## Begin Data for this task

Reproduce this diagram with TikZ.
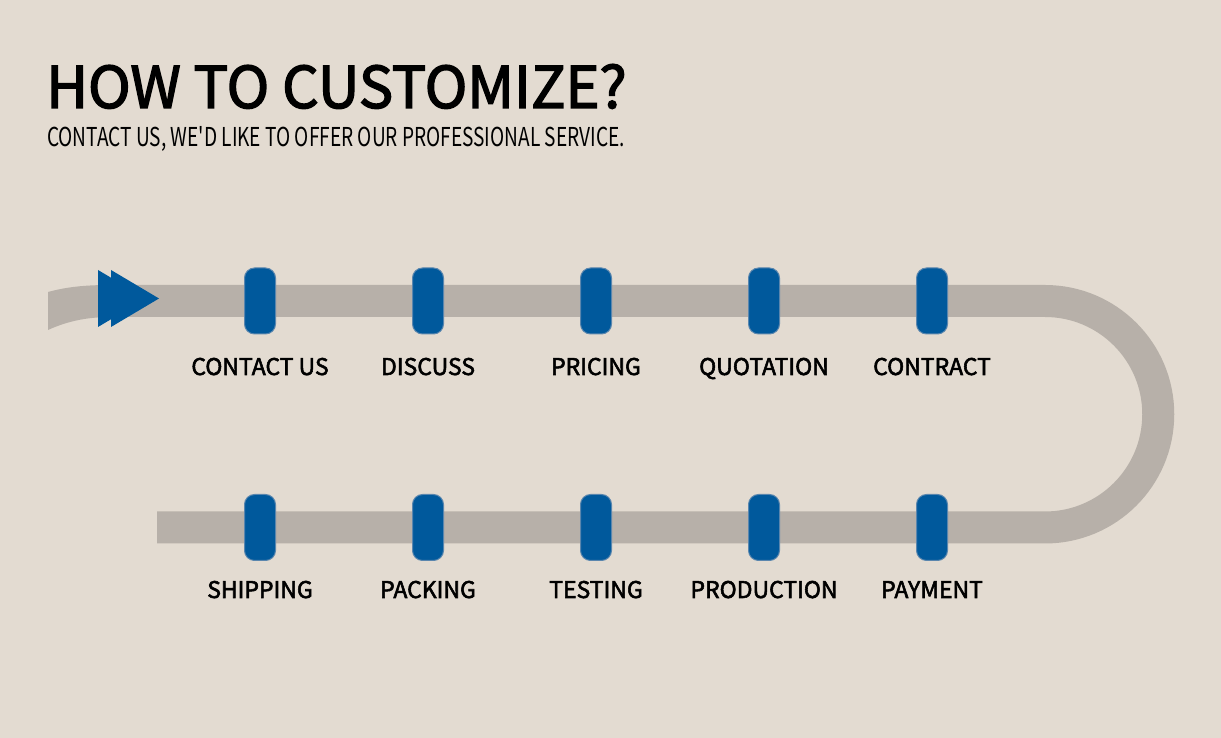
\documentclass[tikz,border=0pt]{standalone}
\usepackage{fontspec}
\setmainfont{Noto Sans CJK SC}
\newfontfamily\plainfont[Ligatures=TeXOff]{Noto Sans CJK SC}
\usepackage{xcolor}
\definecolor{bgsand}{HTML}{E3DBD1}
\definecolor{track}{HTML}{B7B0A9}
\definecolor{stepblue}{HTML}{00599C}
\definecolor{stepedge}{HTML}{5A86AE}

\begin{document}
\begin{tikzpicture}[x=1pt,y=1pt,
 marker/.style={fill=stepblue,draw=stepedge,line width=1pt,rounded corners=10pt,
 minimum width=31pt,minimum height=66pt,inner sep=0pt},
 steplabel/.style={anchor=base,font=\fontsize{23}{26}\selectfont\addfontfeature{FakeBold=2.4},
 text=black,inner sep=0pt}]
 \fill[bgsand] (0,0) rectangle (1221,738);
 \useasboundingbox (0,0) rectangle (1221,738);
 % title
 \node[anchor=base west,inner sep=0pt,font=\fontsize{57.5}{60}\selectfont\addfontfeature{FakeBold=2.5}] (title)
 at (46,630) {HOW TO CUSTOMIZE?};
 \node[anchor=base west,inner sep=0pt,font=\plainfont\fontsize{26}{30}\selectfont] (subtitle) at (47,591)
 {\scalebox{0.735}[1]{CONTACT US, WE'D LIKE TO OFFER OUR PROFESSIONAL SERVICE.}};
 % track
 \fill[track] (48,446) .. controls (70,452) and (90,453) .. (112,453)
 -- (112,421) .. controls (90,421) and (70,418) .. (48,408) -- cycle;
 \draw[track,line width=32pt] (110,437) -- (1045,437)
 arc (90:-90:113.25) -- (157,210.5);
 % start arrow
 \fill[stepblue] (98,468) -- (146,439.5) -- (98,411) -- cycle;
 \fill[stepblue] (111,468) -- (159,439.5) -- (111,411) -- cycle;
 % steps
 \foreach \x/\name/\txt in {260/s1/CONTACT US,428/s2/DISCUSS,596/s3/PRICING,764/s4/QUOTATION,932/s5/CONTRACT}{
 \node[marker] (\name) at (\x,437) {};
 \node[steplabel] (\name-l) at (\x,363) {\txt};
 }
 \foreach \x/\name/\txt in {260/s10/SHIPPING,428/s9/PACKING,596/s8/TESTING,764/s7/PRODUCTION,932/s6/PAYMENT}{
 \node[marker] (\name) at (\x,210.5) {};
 \node[steplabel] (\name-l) at (\x,140) {\txt};
 }
\end{tikzpicture}
\end{document}
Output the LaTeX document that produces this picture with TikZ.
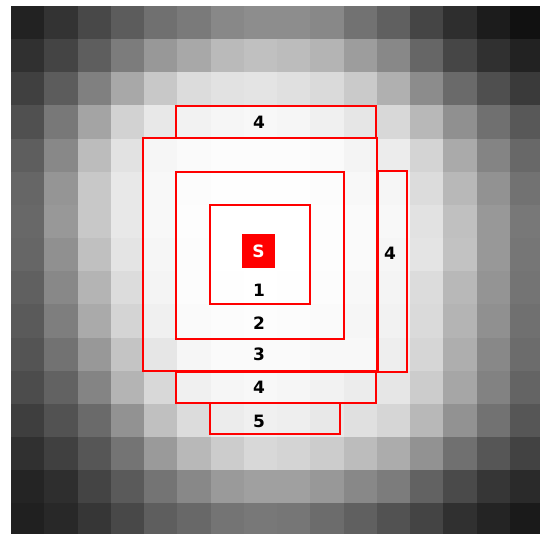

## End Data for this task

_What you are asked to do:_
Reproduce each line holding the word "with".

_Finished answer:_
Reproduce this diagram with TikZ.
Output the LaTeX document that produces this picture with TikZ.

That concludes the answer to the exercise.